Carey Pietsch: We all agreed that it was really important to find a good way to incorporate the DM into the graphic novel. He's such an essential part of what makes the show special. We talked about a bunch of different systems early on in development before settling on the format in the book, including one weird fun one where he would've temporarily possessed whichever NPC happened to be in the scene. I'm really fond of what we landed on, which is having the DM pop up in small inset panel windows with his figure literally breaking out beyond the edges of normal panel borders. We wanted to strike a balance — sorry — between having him actually feel like a part of the story and being able to talk with the main characters without being distracting or acting solely as a framing device, and I think that visual design shows that he's a part of the narrative while also setting him slightly apart from it.

GC: What appeal do you think Here There Be Gerblins will have outside those who are already fans of The Adventure Zone?

CME: It's a terrific comedic-adventure story...or a terrific adventurous-comedy story. And it has heart. I think that has been what has set The Adventure Zone apart it's made an emotional connection with fans.

GC: So Clint, how did you and the kids come to work with Carey and what made you think she was the best person to illustrate this graphic adaptation?

CME: Divine Providence. She was a fan of the podcast who kept posting these amazing pieces, and we were spending so much time sending each other links to her stuff we figured it would just be easier to collaborate with her. We realized she "gets it"...whatever that means.

GC: Carey, what role, if any, did fan art depictions and fan perceptions of the characters play in guiding their visual design in the graphic novel?

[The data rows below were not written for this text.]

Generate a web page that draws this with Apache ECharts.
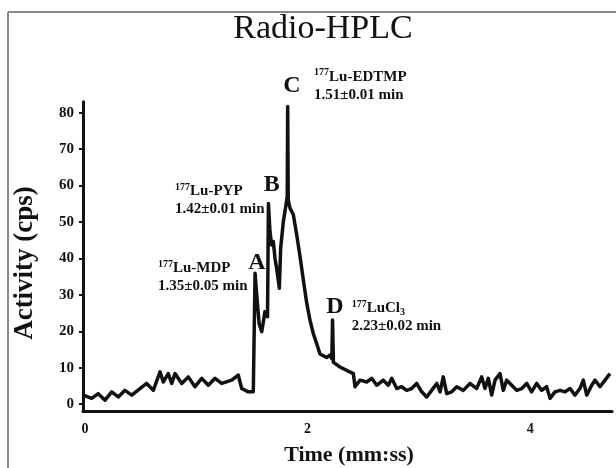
<!DOCTYPE html>
<html><head><meta charset="utf-8">
<script src="https://cdn.jsdelivr.net/npm/echarts@6/dist/echarts.min.js"></script>
<style>html,body{margin:0;padding:0;background:#fff}#c{width:616px;height:468px}</style>
</head><body><div id="c"></div>
<script>
// Retention time (min) and activity (cps)
const timeMin = [-0.015,0.060,0.119,0.180,0.240,0.299,0.359,0.420,0.494,0.554,0.614,0.674,0.703,0.748,0.779,0.809,0.869,0.928,0.988,1.049,1.108,1.168,1.228,1.318,1.377,1.408,1.467,1.512,
  1.522,1.528,1.535,1.543,1.565,1.588,1.617,1.640,1.648,1.662,1.677,1.692,1.707,1.722,1.746,1.758,1.782,1.806,1.817,1.821,1.826,
  1.842,1.872,1.902,1.932,1.962,1.992,2.022,2.051,2.081,2.111,2.171,2.200,2.218,2.224,2.232,2.246,
  2.291,2.351,2.411,2.426,2.471,2.531,2.576,2.621,2.680,2.725,2.756,2.801,2.845,2.890,2.935,2.980,3.025,3.070,3.115,3.160,3.190,3.219,3.250,3.295,3.340,3.399,3.459,3.519,3.564,3.594,3.624,3.654,3.684,3.729,3.758,3.789,3.834,3.879,3.924,3.969,4.013,4.058,4.103,4.148,4.178,4.223,4.268,4.313,4.358,4.402,4.447,4.477,4.508,4.553,4.582,4.627,4.672,4.717];
const activity = [2.5,1.6,2.9,1.1,3.4,2.0,3.8,2.5,4.3,5.7,3.8,8.9,6.1,8.4,5.7,8.4,5.7,7.5,4.8,7.1,5.2,7.1,5.7,6.6,8.0,4.3,3.4,3.4,
  3.4,35.9,33.0,29.9,22.0,19.9,25.4,24.0,55.1,47.3,43.7,44.6,40.0,37.3,31.8,42.8,50.1,54.7,57.0,81.7,56.0,
  53.8,52.0,46.5,40.5,34.0,27.8,23.0,19.4,16.7,13.8,12.8,13.5,12.5,23.1,11.5,11.2,
  10.2,9.3,8.4,4.8,6.6,6.1,7.1,5.2,6.6,5.2,7.1,4.3,4.8,3.8,4.3,5.7,3.4,2.0,3.8,5.7,3.4,7.5,2.9,3.4,4.8,3.8,5.7,4.3,7.5,4.3,7.1,2.5,6.6,8.4,3.8,6.6,5.2,3.8,4.3,5.7,3.4,5.7,3.8,4.8,1.6,3.4,3.8,3.4,4.3,2.5,4.3,6.6,2.5,5.2,6.6,4.8,6.6,8.4];
const yTicks = [0,10,20,30,40,50,60,70,80];
const xTicks = [0,2,4];
const peakLetters = ['A','B','C','D'];
const peakLetterAt = [[1.545,38.7],[1.677,60.2],[1.860,87.4],[2.246,26.7]];
const peakCompounds = ['Lu-MDP','Lu-PYP','Lu-EDTMP','LuCl'];
const peakTimes = ['1.35±0.05 min','1.42±0.01 min','1.51±0.01 min','2.23±0.02 min'];
const peakTextAt = [[0.656,34.8],[0.809,56.0],[2.058,87.4],[2.396,23.8]];

const SERIF = '"Liberation Serif","Times New Roman",serif';
const chart = echarts.init(document.getElementById('c'), null, {renderer:'canvas'});
const series = timeMin.map((t,i)=>[t, activity[i]]);
chart.setOption({
  animation:false,
  backgroundColor:'#fff',
  grid:{left:83,right:4,top:101.7,bottom:56.5,containLabel:false},
  xAxis:{type:'value',min:-0.018,max:4.735,
    axisLine:{show:true,onZero:false,lineStyle:{color:'#111',width:3}},
    axisTick:{show:false},splitLine:{show:false},
    axisLabel:{customValues:xTicks,margin:11,color:'#111',fontFamily:SERIF,fontWeight:'bold',fontSize:14}},
  yAxis:{type:'value',min:-2,max:83,
    axisLine:{show:true,onZero:false,lineStyle:{color:'#111',width:3}},
    axisTick:{show:true,customValues:yTicks,length:4,lineStyle:{color:'#111',width:2}},
    splitLine:{show:false},
    axisLabel:{customValues:yTicks,margin:9,color:'#111',fontFamily:SERIF,fontWeight:'bold',fontSize:15}},
  series:[{type:'line',data:series,showSymbol:false,smooth:false,clip:false,
    lineStyle:{color:'#111',width:3.5,join:'round'},z:5}]
});

const g = [];
// frame
g.push({type:'line',shape:{x1:8,y1:12,x2:616,y2:12},style:{stroke:'#888',lineWidth:2}});
g.push({type:'line',shape:{x1:8,y1:12,x2:8,y2:468},style:{stroke:'#888',lineWidth:2}});
// title
g.push({type:'text',x:323,y:29,style:{text:'Radio-HPLC',font:'34px '+SERIF,fill:'#111',align:'center',verticalAlign:'middle'}});
// axis names
g.push({type:'text',x:349,y:455,style:{text:'Time (mm:ss)',font:'bold 22px '+SERIF,fill:'#111',align:'center',verticalAlign:'middle'}});
g.push({type:'text',x:25,y:263,rotation:Math.PI/2,style:{text:'Activity (cps)',font:'bold 27px '+SERIF,fill:'#111',align:'center',verticalAlign:'middle'}});
// peak letters
peakLetters.forEach((L,i)=>{
  const p = chart.convertToPixel({gridIndex:0}, peakLetterAt[i]);
  g.push({type:'text',x:p[0],y:p[1],z:10,style:{text:L,font:'bold 24px '+SERIF,fill:'#111',align:'center',verticalAlign:'middle'}});
});
// peak compound labels
peakCompounds.forEach((c,i)=>{
  const p = chart.convertToPixel({gridIndex:0}, peakTextAt[i]);
  let first = '{sup|177}{b|'+c+'}' + (c==='LuCl' ? '{sub|3}' : '');
  g.push({type:'text',x:p[0],y:p[1],z:10,style:{
    text: first + '\n{b|'+peakTimes[i]+'}',
    align:'left',verticalAlign:'middle',fill:'#111',
    rich:{
      b:{fontFamily:SERIF,fontWeight:'bold',fontSize:15,lineHeight:18,fill:'#111'},
      sup:{fontFamily:SERIF,fontWeight:'bold',fontSize:10,lineHeight:18,verticalAlign:'top',fill:'#111'},
      sub:{fontFamily:SERIF,fontWeight:'bold',fontSize:10,lineHeight:18,verticalAlign:'bottom',fill:'#111'}
    }}});
});
chart.setOption({graphic:{elements:g}});
</script></body></html>
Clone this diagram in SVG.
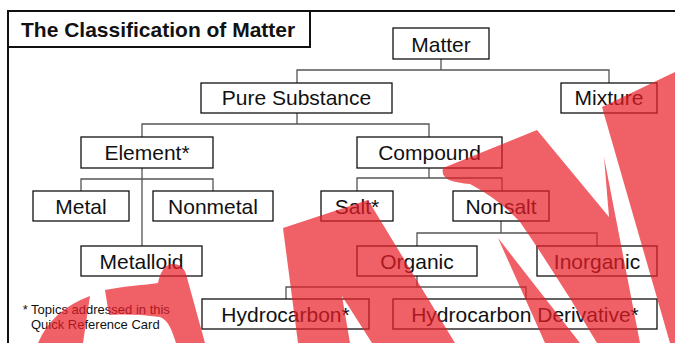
<svg xmlns="http://www.w3.org/2000/svg" width="675" height="343" viewBox="0 0 675 343">
<style>
.box{fill:#fff;stroke:#111;stroke-width:1.3}
.lbl{font-family:"Liberation Sans",Arial,sans-serif;font-size:21px;fill:#111;text-anchor:middle}
.conn{fill:none;stroke:#555;stroke-width:1.3}
.frame{fill:none;stroke:#111;stroke-width:2}
.note{font-family:"Liberation Sans",Arial,sans-serif;font-size:13px;fill:#111}
.ov{fill:rgb(234,29,39);fill-opacity:0.7}
</style>
<rect width="675" height="343" fill="#fff"/>
<g id="frame">
<path class="frame" d="M8,343 V11 H675"/>
<rect class="frame" x="8" y="11" width="302" height="36" fill="#fff"/>
<text x="21" y="36.5" style="font-family:'Liberation Sans',Arial,sans-serif;font-size:21px;font-weight:bold;fill:#111">The Classification of Matter</text>
</g>
<g id="connectors">
<path class="conn" d="M441,59 V70 M297,83 V70 H609 V83"/>
<path class="conn" d="M297,113 V124 M142,137 V124 H429 V137"/>
<path class="conn" d="M142,168 V246 M81,191 V179 H213 V191"/>
<path class="conn" d="M429,168 V178 M357,191 V178 H502 V191"/>
<path class="conn" d="M501,221 V233 M417,246 V233 H597 V246"/>
<path class="conn" d="M417,276 V287 M286,299 V287 H526 V299"/>
</g>
<g id="matter"><rect class="box" x="393" y="28" width="96" height="31"/><text class="lbl" x="441" y="51.5">Matter</text></g>
<g id="pure-substance"><rect class="box" x="201" y="83" width="191" height="30"/><text class="lbl" x="296.5" y="105">Pure Substance</text></g>
<g id="mixture"><rect class="box" x="561" y="83" width="96" height="30"/><text class="lbl" x="609" y="105">Mixture</text></g>
<g id="element"><rect class="box" x="81" y="137" width="132" height="31"/><text class="lbl" x="147" y="160">Element*</text></g>
<g id="compound"><rect class="box" x="357" y="137" width="145" height="31"/><text class="lbl" x="429.5" y="160">Compound</text></g>
<g id="metal"><rect class="box" x="33" y="191" width="96" height="30"/><text class="lbl" x="81" y="213.5">Metal</text></g>
<g id="nonmetal"><rect class="box" x="153" y="191" width="120" height="30"/><text class="lbl" x="213" y="213.5">Nonmetal</text></g>
<g id="salt"><rect class="box" x="321" y="191" width="72" height="30"/><text class="lbl" x="357" y="213.5">Salt*</text></g>
<g id="nonsalt"><rect class="box" x="453" y="191" width="96" height="30"/><text class="lbl" x="501" y="213.5">Nonsalt</text></g>
<g id="metalloid"><rect class="box" x="81" y="246" width="121" height="30"/><text class="lbl" x="141.5" y="268.5">Metalloid</text></g>
<g id="organic"><rect class="box" x="357" y="246" width="120" height="30"/><text class="lbl" x="417" y="268.5">Organic</text></g>
<g id="inorganic"><rect class="box" x="537" y="246" width="120" height="30"/><text class="lbl" x="597" y="268.5">Inorganic</text></g>
<g id="hydrocarbon"><rect class="box" x="202" y="299" width="167" height="30"/><text class="lbl" x="285.5" y="321.5">Hydrocarbon*</text></g>
<g id="hydrocarbon-derivative"><rect class="box" x="393" y="299" width="264" height="30"/><text class="lbl" x="525" y="321.5">Hydrocarbon Derivative*</text></g>
<g id="footnote">
<text class="note" x="22.7" y="314">* Topics addressed in this</text>
<text class="note" x="31" y="329">Quick Reference Card</text>
</g>
<g id="overlay">
<path class="ov" d="M38,343 Q52,310 90,296 L83,343 Z"/>
<path class="ov" d="M105,290 C125,286 145,285 158,283 C160,272 165,264 173,264 C180,264 184,268 186,274 L205,343 L176,343 C172,330 168,320 160,317 C140,314 120,314 109,315 Z"/>
<path class="ov" d="M283,228 L368,200 L455,343 L372,343 L342,296 L350,343 L298,343 Z"/>
<path class="ov" d="M498,238 L580,343 L545,343 Z"/>
<path class="ov" d="M443,168 L537,130 L609,217 L604,157 L640,343 L597,343 Q560,280 520,222 Q500,200 470,184 Q458,183 449,180 Q441,176 443,168 Z"/>
<path class="ov" d="M602,107 L675,72 L675,343 L670,343 Z"/>
</g>
</svg>
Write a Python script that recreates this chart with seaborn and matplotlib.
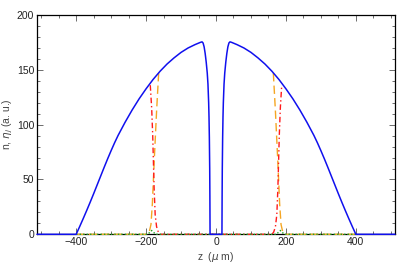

CP: The fandom for The Adventure Zone is made up of such passionate, brilliant people. I was drawing a ton of fanart when I first started listening to the show in 2015, got to know a bunch of wonderful people that way, and had the chance to work with an even larger host of artists making gorgeous fanwork when Megan Raley and I co-ran The Adventure Zine . It was such a pleasure to see The Adventure Zone fan community make that project happen, and I'm still in awe of how generous and kindhearted everyone we had the chance to talk with was.

And to the question of creating the visual designs for the graphic novel: this was an extremely collaborative process between the McElroys and me. The process included me reading through the script closely and going back to re-listen to relevant chunks of the arc, discussing what everyone had in mind for various characters, creatures, locations, and props, and then several rounds of revisions until we landed at designs that worked for everyone.

GC: Finally, given the success of Game Of Thrones, The Lord of the Rings, and the Marvel movies, I have to ask: Has there been any interest in making a movie, TV show, or video game out of The Adventure Zone or Here There Be Gerblins?

CME: I would be 100% onboard with it being a game, as long as it was a combination of Dig Dug, Zork, and Bioshock...and I get to voice Merle.

The Adventure Zone: Here There Be Gerblins will be available in paperback on July 17.